La première étape ressuscite les discours souvent déconcertants de sommités défuntes : d’Alexis Carrel à Paul Bourget, d’André Gide à Francis Galton, des jugements aujourd’hui inimaginables tombent dru. L’eugénisme, bien ou mal circonscrit, plaît à beaucoup ; les classes sociales sont inoxydables ; pauvreté et maladie réclament l’amputation plutôt que la prophylaxie… Chassay nous interdit pourtant de pontifier : que penseront nos descendants en apprenant que nous avons résisté, par ignorance ou pusillanimité, à telle proposition de la science ? Le critique ne verse pas du coup dans la naïveté : la science mérite place au soleil et ouverture d’esprit, mais sachons-la capable de dérives et vulnérable aux gourmandises.

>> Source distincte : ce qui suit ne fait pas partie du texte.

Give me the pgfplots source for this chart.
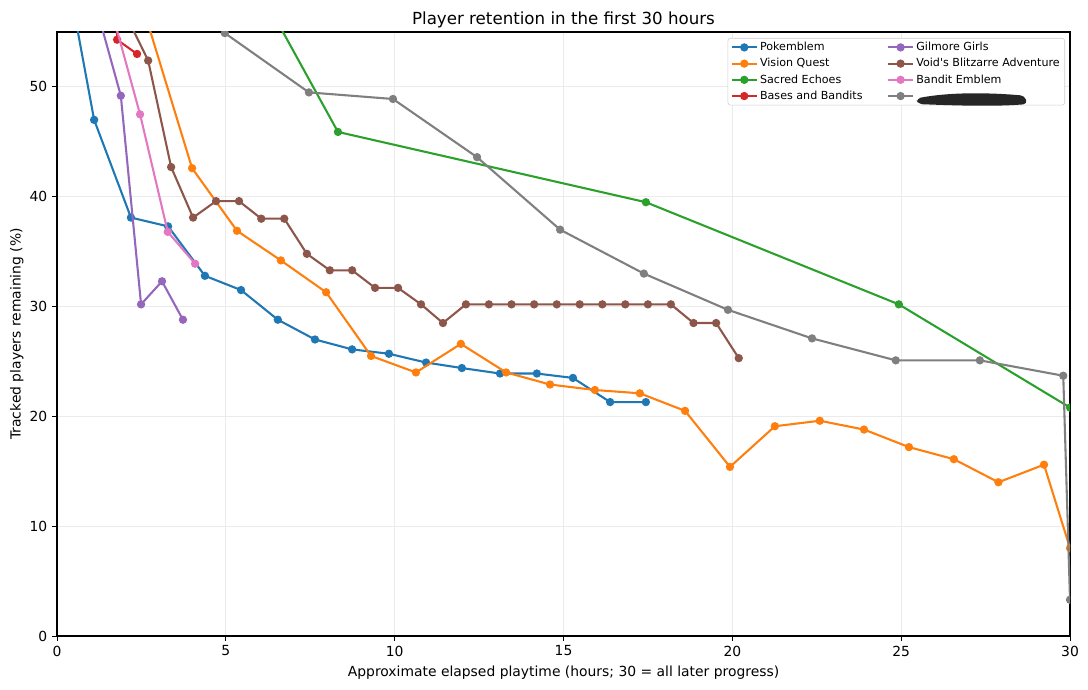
\documentclass[border=0pt]{standalone}
\usepackage{pgfplots}
\pgfplotsset{compat=1.18}
\usepackage{fontspec}
\setmainfont{DejaVu Sans}
\newfontfamily\plainfont{DejaVu Sans}
\definecolor{c0}{HTML}{1F77B4}
\definecolor{c1}{HTML}{FF7F0E}
\definecolor{c2}{HTML}{2CA02C}
\definecolor{c3}{HTML}{D62728}
\definecolor{c4}{HTML}{9467BD}
\definecolor{c5}{HTML}{8C564B}
\definecolor{c6}{HTML}{E377C2}
\definecolor{c7}{HTML}{7F7F7F}
\begin{document}
\begin{tikzpicture}
\useasboundingbox (-41.04pt,-38.88pt) rectangle (742.32pt,457.92pt);
\begin{axis}[
  at={(0,0)}, anchor=south west,
  width=729.36pt, height=434.88pt, scale only axis,
  xmin=0, xmax=30, ymin=0, ymax=55,
  xtick={0,5,...,30}, ytick={0,10,...,50},
  tick align=outside, xtick pos=bottom, ytick pos=left,
  major tick length=3.5pt,
  tick style={black, line width=0.6pt},
  axis line style={black, line width=0.8pt},
  grid=major, grid style={black!8, line width=0.6pt},
  /pgf/number format/assume math mode=true,
  tick label style={font=\fontsize{10}{12}\selectfont},
  label style={font=\fontsize{10}{12}\selectfont},
  ylabel shift=-2.5pt,
  title style={font=\fontsize{12}{14}\selectfont, yshift=-6.5pt},
  title={Player retention in the first 30 hours},
  xlabel={Approximate elapsed playtime (hours; 30 = all later progress)},
  ylabel={Tracked players remaining (\%)},
  clip marker paths=true,
  every axis plot/.append style={line width=1.5pt, mark=*, mark size=2.2pt, mark options={solid}},
  legend columns=4,
  transpose legend,
  legend cell align=left,
  legend style={at={(1,1)}, anchor=north east, xshift=-3.6pt, yshift=-4.3pt,
    font=\fontsize{8}{9}\selectfont, draw=black!20, rounded corners=2pt,
    /tikz/every even column/.append style={column sep=16pt},
    row sep=0.9pt, inner xsep=2pt, inner ysep=1.2pt,
    nodes={inner sep=1.6pt}},
  legend image code/.code={\draw[mark repeat=2,mark phase=2] plot coordinates {(0pt,0pt)(9pt,0pt)(18pt,0pt)};},
]
\addplot[c0] coordinates {(0,65.3)(1.10,47.0)(2.19,38.1)(3.29,37.3)(4.38,32.8)(5.45,31.5)(6.54,28.8)(7.64,27.0)(8.74,26.1)(9.83,25.7)(10.93,24.9)(11.99,24.4)(13.12,23.9)(14.21,23.9)(15.28,23.5)(16.38,21.3)(17.44,21.3)};
\addlegendentry{Pokemblem}
\addplot[c1] coordinates {(2.67,56.0)(4.0,42.6)(5.33,36.9)(6.63,34.2)(7.97,31.3)(9.30,25.5)(10.63,24.0)(11.96,26.6)(13.3,24.0)(14.6,22.9)(15.93,22.4)(17.26,22.1)(18.6,20.5)(19.93,15.4)(21.26,19.1)(22.59,19.6)(23.9,18.8)(25.23,17.2)(26.56,16.1)(27.88,14.0)(29.23,15.6)(30,8.0)};
\addlegendentry{Vision Quest}
\addplot[c2] coordinates {(0,92.4)(8.32,45.9)(17.44,39.5)(24.93,30.2)(30,20.8)};
\addlegendentry{Sacred Echoes}
\addplot[c3] coordinates {(1.72,69)(1.78,54.3)(2.37,53.0)};
\addlegendentry{Bases and Bandits}
\addplot[c4] coordinates {(1.25,56.3)(1.89,49.2)(2.49,30.2)(3.11,32.3)(3.73,28.8)};
\addlegendentry{Gilmore Girls}
\addplot[c5] coordinates {(2.0,56.8)(2.70,52.4)(3.38,42.7)(4.03,38.1)(4.71,39.6)(5.39,39.6)(6.05,38.0)(6.73,38.0)(7.4,34.8)(8.08,33.3)(8.74,33.3)(9.42,31.7)(10.1,31.7)(10.78,30.2)(11.43,28.5)(12.11,30.2)(12.79,30.2)(13.46,30.2)(14.13,30.2)(14.8,30.2)(15.48,30.2)(16.15,30.2)(16.83,30.2)(17.5,30.2)(18.18,30.2)(18.85,28.5)(19.52,28.5)(20.19,25.3)};
\addlegendentry{{\plainfont Void's Blitzarre Adventure}}
\addplot[c6] coordinates {(1.65,56.6)(2.46,47.5)(3.28,36.8)(4.09,33.9)};
\addlegendentry{Bandit Emblem}
\addplot[c7] coordinates {(4.97,54.9)(7.46,49.5)(9.95,48.9)(12.44,43.6)(14.9,37.0)(17.38,33.0)(19.87,29.7)(22.36,27.1)(24.84,25.1)(27.33,25.1)(29.8,23.7)(30,3.3)};
\addlegendentry{\tikz[baseline=-2pt]{\fill[black!85, rounded corners=3pt] (-16pt,-2pt) .. controls (10pt,3pt) and (40pt,2pt) .. (62pt,0pt) -- (64pt,-6pt) .. controls (40pt,-8pt) and (10pt,-7pt) .. (-15pt,-6pt) -- cycle;}}
\end{axis}
\end{tikzpicture}
\end{document}
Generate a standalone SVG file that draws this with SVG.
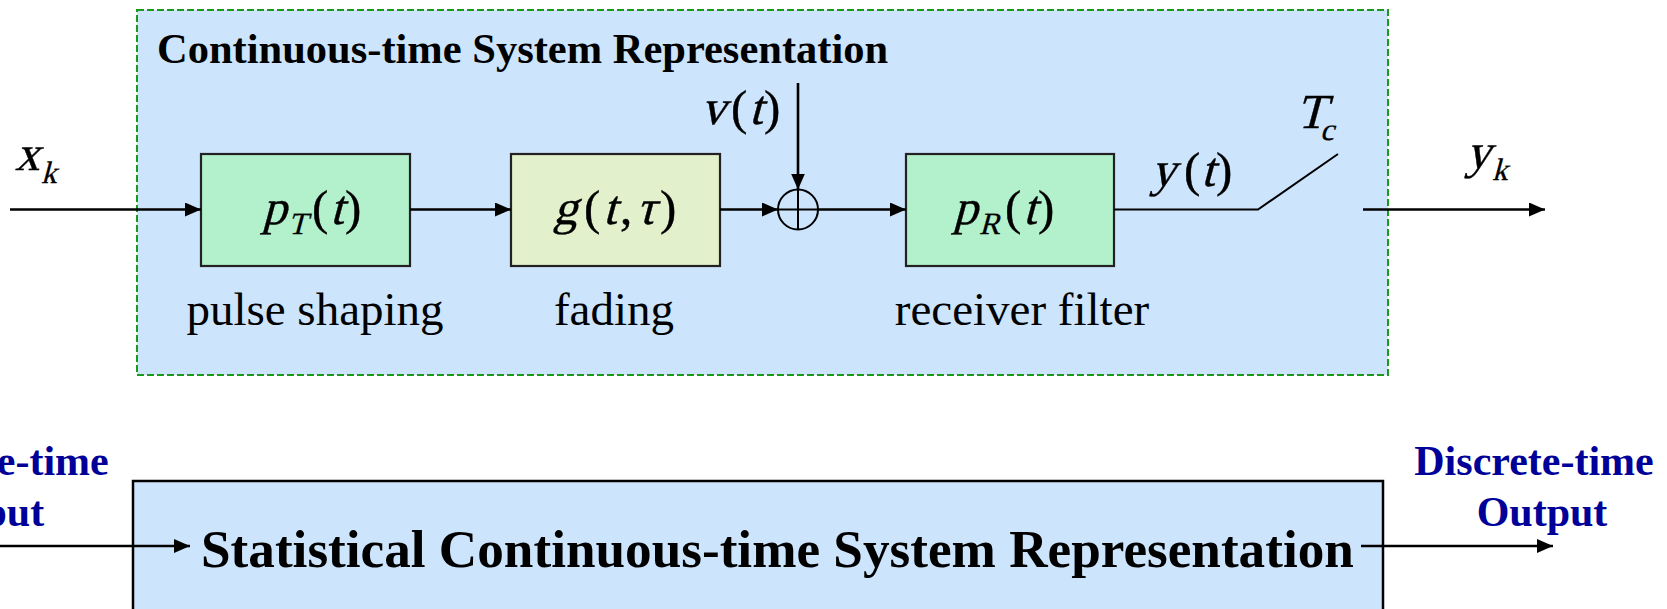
<svg xmlns="http://www.w3.org/2000/svg" width="1667" height="609" viewBox="0 0 1667 609">
  <defs>
    <marker id="arrow" markerWidth="16" markerHeight="14" refX="16" refY="7" orient="auto" markerUnits="userSpaceOnUse">
      <path d="M0,0 L16,7 L0,14 Z" fill="#000"/>
    </marker>
    <style>
      .frame { fill: #cce4fc; stroke: #1a9a1a; stroke-width: 2; stroke-dasharray: 7 3; }
      .block { stroke: #222; stroke-width: 2.2; }
      .green { fill: #b3f0cc; }
      .olive { fill: #e3f0cc; }
      .wire { fill: none; stroke: #000; stroke-width: 2.6; }
      .thin { fill: none; stroke: #000; stroke-width: 2; }
      .title { font-family: "Liberation Serif", "Times New Roman", serif; font-weight: bold; font-size: 42.5px; fill: #000; }
      .label { font-family: "Liberation Serif", "Times New Roman", serif; font-size: 47px; fill: #000; text-anchor: middle; }
      /* math symbols: serif glyphs; variables are slanted with skewX */
      .m { font-family: "Liberation Serif", "Times New Roman", serif; font-size: 49px; fill: #000; stroke: #000; stroke-width: 0.4; }
      .s { font-family: "Liberation Serif", "Times New Roman", serif; font-size: 31px; fill: #000; stroke: #000; stroke-width: 0.3; }
      .big { font-family: "Liberation Serif", "Times New Roman", serif; font-weight: bold; font-size: 53.2px; fill: #000; }
      .io { font-family: "Liberation Serif", "Times New Roman", serif; font-weight: bold; font-size: 42px; fill: #000099; text-anchor: middle; }
    </style>
  </defs>

  <!-- continuous-time system frame -->
  <g id="ct-frame">
    <rect class="frame" x="137" y="10" width="1251" height="365"/>
    <text class="title" x="157" y="63">Continuous-time System Representation</text>
  </g>

  <!-- input / output symbols -->
  <g id="input-xk">
    <text class="m" transform="translate(15,170) skewX(-15)">x</text>
    <text class="s" transform="translate(41,183) skewX(-15)">k</text>
  </g>
  <g id="output-yk">
    <text class="m" transform="translate(1466,168) skewX(-15)">y</text>
    <text class="s" transform="translate(1492,180) skewX(-15)">k</text>
  </g>

  <!-- pulse shaping block -->
  <g id="pulse-shaping">
    <rect class="block green" x="201" y="154" width="209" height="112"/>
    <text class="m" transform="translate(262,224) skewX(-15)">p</text>
    <text class="s" transform="translate(288,234) skewX(-15)">T</text>
    <text class="m" x="312" y="224">(</text>
    <text class="m" transform="translate(330,224) skewX(-15)">t</text>
    <text class="m" x="345" y="224">)</text>
    <text class="label" x="315" y="325">pulse shaping</text>
  </g>

  <!-- fading block -->
  <g id="fading">
    <rect class="block olive" x="511" y="154" width="209" height="112"/>
    <text class="m" transform="translate(553,224) skewX(-15)">g</text>
    <text class="m" x="584" y="224">(</text>
    <text class="m" transform="translate(603,224) skewX(-15)">t</text>
    <text class="m" x="620" y="224">,</text>
    <text class="m" transform="translate(636,224) skewX(-15)">τ</text>
    <text class="m" x="660" y="224">)</text>
    <text class="label" x="614" y="325">fading</text>
  </g>

  <!-- noise summing junction -->
  <g id="noise-sum">
    <circle cx="798" cy="209.5" r="20" fill="none" stroke="#000" stroke-width="2"/>
    <line class="thin" x1="778" y1="209.5" x2="818" y2="209.5"/>
    <line class="thin" x1="798" y1="189.5" x2="798" y2="229.5"/>
    <text class="m" transform="translate(701,124) skewX(-15)">v</text>
    <text class="m" x="731" y="124">(</text>
    <text class="m" transform="translate(749,124) skewX(-15)">t</text>
    <text class="m" x="764" y="124">)</text>
  </g>

  <!-- receiver filter block -->
  <g id="receiver-filter">
    <rect class="block green" x="906" y="154" width="208" height="112"/>
    <text class="m" transform="translate(953,224) skewX(-15)">p</text>
    <text class="s" transform="translate(979,234) skewX(-15)">R</text>
    <text class="m" x="1005" y="224">(</text>
    <text class="m" transform="translate(1023,224) skewX(-15)">t</text>
    <text class="m" x="1038" y="224">)</text>
    <text class="label" x="1022" y="325">receiver filter</text>
  </g>

  <!-- sampler -->
  <g id="sampler">
    <text class="m" transform="translate(1151,186) skewX(-15)">y</text>
    <text class="m" x="1184" y="186">(</text>
    <text class="m" transform="translate(1201,186) skewX(-15)">t</text>
    <text class="m" x="1216" y="186">)</text>
    <text class="m" transform="translate(1296,128) skewX(-15)">T</text>
    <text class="s" transform="translate(1320,140) skewX(-15)">c</text>
  </g>

  <!-- statistical system block -->
  <g id="statistical-system">
    <rect x="133" y="481" width="1250" height="140" fill="#cce4fc" stroke="#000" stroke-width="2.5"/>
    <text class="big" x="201" y="567">Statistical Continuous-time System Representation</text>
  </g>

  <g id="discrete-input">
    <text class="io" x="-11" y="475">Discrete-time</text>
    <text class="io" x="-6" y="526">Input</text>
  </g>

  <g id="discrete-output">
    <text class="io" x="1534" y="475">Discrete-time</text>
    <text class="io" x="1542" y="526">Output</text>
  </g>

  <!-- connectors, drawn over the blocks -->
  <g id="connectors">
    <line class="wire" x1="10" y1="209.5" x2="201" y2="209.5" marker-end="url(#arrow)"/>
    <line class="wire" x1="410" y1="209.5" x2="511" y2="209.5" marker-end="url(#arrow)"/>
    <line class="wire" x1="720" y1="209.5" x2="778" y2="209.5" marker-end="url(#arrow)"/>
    <line class="wire" x1="798" y1="83" x2="798" y2="189.5" marker-end="url(#arrow)"/>
    <line class="wire" x1="818" y1="209.5" x2="906" y2="209.5" marker-end="url(#arrow)"/>
    <polyline class="thin" points="1114,209.5 1258,209.5 1338,154"/>
    <line class="wire" x1="1363" y1="209.5" x2="1545" y2="209.5" marker-end="url(#arrow)"/>
    <line class="wire" x1="0" y1="546" x2="190" y2="546" marker-end="url(#arrow)"/>
    <line class="wire" x1="1361" y1="546" x2="1553" y2="546" marker-end="url(#arrow)"/>
  </g>
</svg>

Divers ouvrages prennent sous cet éclairage un relief saisissant. Kenzaburō Ōé, Kurt Vonnegut, Frank Herbert, Paul Bourget et consorts font l’objet d’une relecture qui creuse et élargit la portée de fictions déjà nourrissantes. D’autres, comme Kazuo Ishiguro, écrivent face à aujourd’hui : ainsi surgit le témoignage d’une clone forcément satellisée par une autre existence. Siri Hustvedt, dont on admirait déjà (Les mystères du rectangle, Actes Sud) l’art de trouver dans la peinture plus que la peinture, demande à pas mesurés quelle ligne de démarcation existe entre la folie et les étrangetés de l’artiste. Preuve est ainsi offerte que « les voies qu’emprunte la fiction pour examiner l’histoire de l’évolution et la présence de Darwin sont nombreuses ». Et que la fiction, cette caractéristique humaine de raconter des histoires, peut et doit s’intéresser à tout ce que conquiert la science. Travail pénétrant et socialement indispensable.